By Andy McFarlane
A UK businessman has bought the iconic Norton motorcycle brand, intent on returning the company to its former glory. So, is its future as bright as its past?
Norton's success on the race track fuelled sales of its road bikes
It stormed to victory in the Isle of Man's first TT race, delighted generations of speed demons and carried Che Guevara through South America.
The mere mention of the name Norton brings a glint to the eye of many men of a certain age.
Of all the marques associated with the post-war "golden age" of British motorcycles, it is Norton whose appeal has endured best.
"When I started biking, Norton was king," said 63-year-old George Peddie, of the Tay Valley Norton Owners Club.
He bought his first bike in 1963 and recalls the thrill of riding between his home in Perth to the Scottish naval bases at Faslane and Prestwick where he was stationed.
For thousands like him, the magic has never diminished.
"They are superb bikes. They might be getting old but there's so many Nortons still on the road," he said.
Mr Peddie owns "only" one these days - a 1987 ex-RAF Interpol 2 - but many fanatics own several and he says the bikes' longevity is part of the attraction.
"How many foreign-made bikes are still on the roads after 20, 30 or 40 years?"
Set up in 1898 by Birmingham-born James Lansdowne Norton, the company produced its first bike in 1902.
Five years later, a Norton won the twin cylinder class in the first TT race and the company soon built a reputation as one of the best manufacturers of road and race bikes.
It supplied more than a quarter of the British armed forces' 400,000 motorcycles during World War II and, when racing resumed, remained a sporting force for 20 years.
A Norton carried Britain's Geoff Duke to world championship success - and an OBE - in both the 350cc and 500cc classes in 1952.
"While it was winning, the man in the street wanted one," said John Morgan, of the national Norton Owners Club.
Despite lacking the power of four-cylinder Italian rivals, its superior handling allowed it to take corners so quickly that it punched above its weight for a decade.
However, by the mid-1970s, the brand was suffering like much of Britain's manufacturing industry.
Sales fell as Japanese competitors churned out superior models at lower prices and Norton's ageing production methods left it unable to compete, said Mr Morgan.
A government-backed merger with fellow fallen giants Triumph failed to revive its fortunes and by 1976 it had all but disappeared.
It spluttered on in various guises but finally went into liquidation in 1992 after Sir John Harvey Jones declared it a lost cause on his BBC Troubleshooter programme.
A Norton 500 featured in the film The Motorcycle Diaries, about Che Guevara
Despite this, the marque retained its romance.
Mr Morgan said: "During the 1990s, the classic bike movement grew apace.

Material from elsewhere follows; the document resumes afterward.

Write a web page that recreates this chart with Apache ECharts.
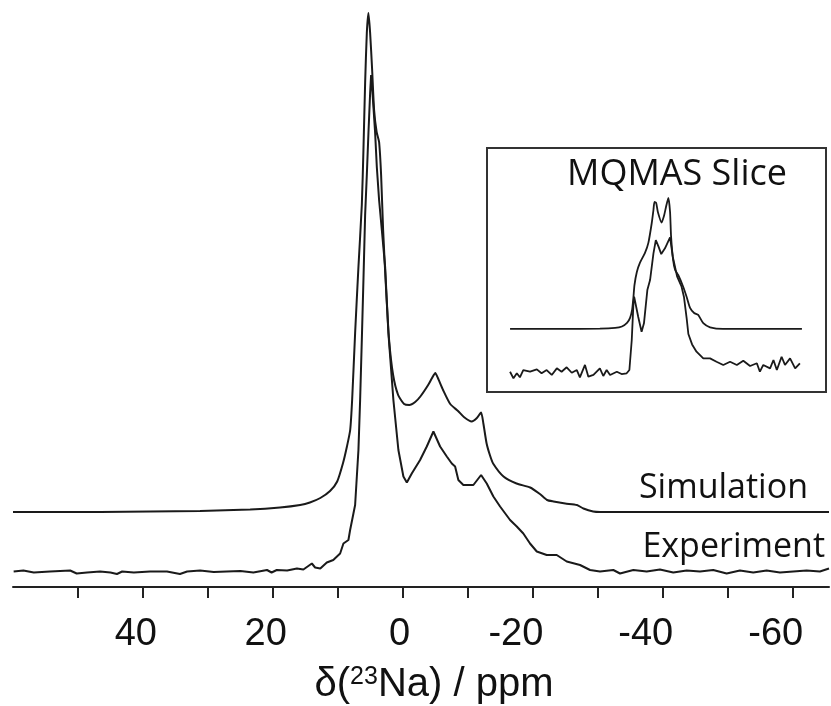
<!DOCTYPE html>
<html>
<head>
<meta charset="utf-8">
<title>23Na MAS NMR</title>
<script src="https://cdn.jsdelivr.net/npm/echarts@6/dist/echarts.min.js"></script>
<style>
  html, body { margin: 0; padding: 0; background: #fff; }
  #chart { width: 831px; height: 706px; }
</style>
</head>
<body>
<div id="chart"></div>
<script>
// main spectrum: chemical shift (ppm) and intensity (peak ~ 100)
var simPpm = [60, 46.6, 31.2, 23.5, 18.9, 15.8, 14.3, 12.7, 11.2, 10.1, 9.2, 8.6, 8.1, 7.8, 7.34, 6.83,
  6.31, 6.06, 5.8, 5.54, 5.29, 5.03, 4.72, 4.42, 4.03, 3.65, 3.34, 3.03, 2.57, 2.11, 1.49, 0.72,
  -0.2, -1.0, -1.9, -2.7, -3.9, -4.5, -5.0, -5.4, -6.2, -7.3, -8.5, -9.4, -10.6, -11.4, -12.05,
  -12.4, -12.9, -13.4, -13.9, -15.5, -17.5, -19.6, -21.1, -22.2, -23.2, -25.0, -26.8, -27.8,
  -29.3, -30.4, -65.6];
var simInt = [0, 0, 0.2, 0.5, 0.9, 1.4, 1.9, 2.8, 4.2, 6.1, 9.8, 13.1, 16.4, 22.4, 35.8, 49,
  61.4, 72.4, 85.8, 95.8, 99.8, 95.8, 88.4, 80.4, 76, 74, 67.4, 56.4, 44.4, 34.4, 27.4, 23.4,
  21.6, 21.4, 22, 23.1, 25.4, 26.8, 27.8, 26.8, 24.4, 21.6, 20.2, 19, 18.1, 18.8, 19.9,
  17.7, 13.7, 11.4, 9.7, 7.1, 5.7, 4.9, 3.6, 2.4, 2.1, 1.7, 1.4, 0.7,
  0.1, 0, 0];

var expPpm = [59.9, 58.4, 56.8, 54.3, 51.2, 50.2, 48.6, 46.6, 45.0, 44.0, 43.2, 41.4, 38.9, 36.3,
  34.3, 33.2, 31.2, 29.1, 27.1, 25.0, 23.0, 20.9, 20.2, 19.4, 17.8, 16.3, 15.3, 14.0, 13.5, 12.7,
  11.7, 10.7, 9.65, 9.14, 8.37, 8.11, 7.6, 7.34, 6.83, 6.57, 6.31, 6.06, 5.8, 5.54, 5.29, 5.03,
  4.88, 4.77, 4.52, 4.26, 4.0, 3.65, 3.23, 2.72, 2.22, 1.45, 0.68, -0.09, -0.62, -1.38, -2.66,
  -3.69, -4.71, -5.74, -6.77, -7.54, -8.05, -8.55, -9.32, -10.86, -12.05, -12.92, -13.94, -14.97,
  -16.51, -17.54, -18.55, -19.58, -20.62, -22.15, -23.69, -25.23, -27.28, -28.82, -30.35, -32.4,
  -33.43, -35.48, -37.54, -39.58, -41.63, -43.69, -45.74, -47.78, -49.85, -51.89, -53.94, -56.0,
  -58.05, -60.09, -62.15, -64.2, -65.6];
var expInt = [0.1, 0.3, -0.1, 0.1, 0.3, -0.3, -0.1, 0.1, -0.1, -0.4, 0.1, -0.1, 0.1, 0.1,
  -0.4, 0.1, 0.3, 0, 0.1, 0.2, -0.1, 0.4, -0.1, 0.4, 0.3, 0.7, 0.5, 1.7, 0.9, 0.7,
  1.9, 2.4, 3.7, 5.7, 6.4, 8.4, 11.7, 13.4, 24.4, 34.4, 46.4, 58.4, 71.4, 79.4, 87.8, 95.8,
  99.4, 97.8, 93, 87.8, 81, 74.4, 68.4, 61, 47.8, 34.4, 24.4, 19.1, 17.9, 19.7, 22.4,
  25.1, 28.1, 25.1, 23.1, 21.7, 21.1, 18.4, 17.4, 17.4, 19.4, 17.7, 15.1, 13.1,
  10.4, 9.1, 7.7, 5.7, 4.1, 3.4, 3.4, 2.1, 1.4, 0.4, 0.1, 0.4,
  -0.3, 0.4, 0.1, 0.5, -0.1, 0.3, 0.1, 0.4, -0.3, 0.3, -0.1, 0.3,
  -0.1, 0.1, 0.3, 0.1, 0.7];

// inset (MQMAS slice), arbitrary x units 0..100
var sliceSimX = [6.8, 21.5, 33.3, 37.8, 39.8, 41.3, 42.2, 42.8, 43.2, 43.5, 44.2, 45.1, 46.6, 47.6,
  48.6, 49.1, 49.4, 49.9, 50.4, 51.5, 52.2, 52.8, 53.5, 54.0, 54.3, 54.9, 55.5, 56.4, 57.9, 58.9,
  59.9, 61.1, 62.3, 63.8, 65.8, 69.6, 92.9];
var sliceSimY = [0, 0, 0.2, 0.8, 1.9, 4.6, 8.5, 14.6, 24.6, 33.8, 43.8, 50.8, 58.5, 66.2,
  81.5, 91.5, 97.7, 96.9, 90, 81.9, 86.9, 93.8, 100.8, 90, 71, 53.1, 45.4, 41.5, 32.3, 24.6,
  16.2, 12.3, 10.8, 4.4, 1.3, 0, 0];

var sliceExpX = [6.8, 7.8, 8.8, 9.7, 10.7, 12.7, 14.7, 16.1, 17.6, 19.1, 20.6, 22.0, 23.5, 25.0,
  26.5, 27.4, 28.9, 29.9, 31.4, 33.3, 34.3, 35.3, 36.3, 38.3, 39.7, 41.2, 42.0, 42.7, 43.2, 43.4,
  43.9, 44.6, 45.6, 46.3, 46.9, 47.3, 48.1, 49.1, 49.8, 50.6, 51.4, 52.5, 54.0, 54.8, 56.1, 57.4,
  58.1, 58.9, 59.4, 60.5, 61.8, 63.8, 65.8, 67.7, 69.7, 71.7, 73.7, 75.6, 77.6, 79.6, 80.5, 81.5,
  83.5, 84.5, 85.5, 86.9, 87.9, 89.4, 90.9, 92.3];
var sliceExpY = [1.0, -4.1, -0.2, -3.3, 2.3, 1.0, 2.8, -0.2, 2.3, -1.5, 3.6, 1.0, 4.4, 0.2,
  2.3, -3.3, 6.2, -2.8, -1.5, 3.6, -2.3, 2.3, -1.5, 1.0, -0.8, -0.2, 2.3, 25.4, 53.6, 58.7,
  52.3, 43.3, 31.8, 38.2, 53.6, 63.8, 71.5, 92.1, 102.3, 97.2, 91.5, 95.9, 104.4, 89.5, 74.1, 66.4,
  58.5, 42, 30, 22, 16.4, 11.3, 11.3, 8.7, 6.2, 8.7, 6.2, 9.5, 5.4, 7.5, 1.0, 6.2,
  3.6, 10, 2.3, 12.5, 6.2, 11.3, 3.6, 7.5];

var tickValues = [50, 40, 30, 20, 10, 0, -10, -20, -30, -40, -50, -60];
var labelValues = [40, 20, 0, -20, -40, -60];

function pairs(xs, ys) {
  var out = [];
  for (var i = 0; i < xs.length; i++) out.push([xs[i], ys[i]]);
  return out;
}
// labels in the figure sit a little left of their ticks
function nudge(v) { return v < 0 ? v + 2.6 : (v > 0 ? v + 1.1 : v + 0.5); }

var INK = '#1a1a1a';
var lineBase = { type: 'line', showSymbol: false, symbol: 'none', silent: true,
  lineStyle: { color: INK, width: 2 }, animation: false };

var myChart = echarts.init(document.getElementById('chart'), null, { renderer: 'canvas' });
var option = {
  backgroundColor: '#fff',
  animation: false,
  title: [
    { text: 'Simulation', right: 23, top: 471, padding: 0,
      textStyle: { fontFamily: 'Open Sans', fontSize: 34, fontWeight: 'normal', color: '#111' } },
    { text: 'Experiment', right: 6, top: 530, padding: 0,
      textStyle: { fontFamily: 'Open Sans', fontSize: 34, fontWeight: 'normal', color: '#111' } },
    { text: 'MQMAS Slice', left: 567, top: 157, padding: 0,
      textStyle: { fontFamily: 'Open Sans', fontSize: 36, fontWeight: 'normal', color: '#111' } }
  ],
  grid: [
    { left: 13, right: 2, top: 0, bottom: 119, outerBoundsMode: 'none', containLabel: false },
    { left: 487, right: 5, top: 148, bottom: 314, outerBoundsMode: 'none', containLabel: false,
      show: true, borderColor: '#333', borderWidth: 2, backgroundColor: 'rgba(0,0,0,0)' }
  ],
  xAxis: [
    { type: 'value', gridIndex: 0, min: -65.6, max: 60, inverse: true,
      splitLine: { show: false },
      axisLine: { show: true, onZero: false, lineStyle: { color: '#222', width: 2 } },
      axisTick: { show: true, inside: false, length: 11, customValues: tickValues,
        lineStyle: { color: '#222', width: 2 } },
      axisLabel: { show: true, margin: 29, customValues: labelValues.map(nudge),
        formatter: function (v) { return String(Math.round(v / 20) * 20); },
        fontFamily: 'Liberation Sans', fontSize: 38, color: '#111' },
      name: '{d|δ(}{sup|23}{d|Na) / ppm}',
      nameLocation: 'middle', nameGap: 78,
      nameTextStyle: { padding: [0, 0, 0, 26],
        rich: {
          d: { fontFamily: 'Liberation Sans', fontSize: 40, lineHeight: 40, color: '#111' },
          sup: { fontFamily: 'Liberation Sans', fontSize: 25, lineHeight: 25, padding: [0, 0, 16, 0], color: '#111' }
        } } },
    { type: 'value', gridIndex: 1, min: 0, max: 100, show: false }
  ],
  yAxis: [
    { type: 'value', gridIndex: 0, min: -3, max: 114.4, show: false },
    { type: 'value', gridIndex: 0, min: -15, max: 102.4, show: false },
    { type: 'value', gridIndex: 1, min: -14.6, max: 173.1, show: false },
    { type: 'value', gridIndex: 1, min: -48.5, max: 139.2, show: false }
  ],
  series: [
    Object.assign({}, lineBase, { name: 'Experiment', xAxisIndex: 0, yAxisIndex: 0,
      data: pairs(expPpm, expInt) }),
    Object.assign({}, lineBase, { name: 'Simulation', xAxisIndex: 0, yAxisIndex: 1, smooth: 0.2,
      data: pairs(simPpm, simInt) }),
    Object.assign({}, lineBase, { name: 'Slice experiment', xAxisIndex: 1, yAxisIndex: 2,
      lineStyle: { color: INK, width: 1.8 }, data: pairs(sliceExpX, sliceExpY) }),
    Object.assign({}, lineBase, { name: 'Slice simulation', xAxisIndex: 1, yAxisIndex: 3, smooth: 0.2,
      lineStyle: { color: INK, width: 1.8 }, data: pairs(sliceSimX, sliceSimY) })
  ]
};
myChart.setOption(option);
</script>
</body>
</html>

"Baby boomers who, as teenagers, could never afford to buy a bike suddenly found they had the kids off their hands, money to spare and could indulge in the fantasies of their youth."
The UK owners club has more than 4,000 members and there are similar branches across Europe, in the US, South America and Japan.
That is the market that Stuart Garner, 39, hopes to tap into.
The Derbyshire-based entrepreneur invested millions of pounds into buying the brand from the US owners who took control 15 years ago.
With that comes the design for a retro sports version of the popular 1960s and 70s Commando model that the Americans had spent $9million developing.
"We have an instant customer base and the brand is really strong still so it's up to me to make sure we don't ruin it," said Mr Garner.
While full of admiration for the resurgent Triumph, relaunched by property magnate John Bloor in 1995 and planning to increase production to 100,000 bikes per year, he will not copy its model.
"I don't want to take Norton mass-production. It's got to be a niche product," said Mr Garner.
Norton will move into a 15,000-square foot factory alongside the paddock at Donnington Park, where it will develop the NRV588 racer in time for next season.
Mr Garner hopes to be selling Commandos by next summer, followed by a road-going version of the NRV588, and create 100 jobs in the process.
Norton hopes to reignite interest in the brand with its retro Commando model
According to Motor Cycle News' Andy Downes, the test of Norton's comeback will be its quality.
"A new Norton has to encapsulate its British heritage without seeming too old. It'll be a fine balancing act.
"They need the product to be top class because no-one will spend a lot of money on them if they're not.
"But they have a good engineering team behind them and it's still one of the best-loved brands in existence."
Mr Peddie, however, remains sceptical.
"I would love to see Norton back in business but it's been tried several times and never reappeared."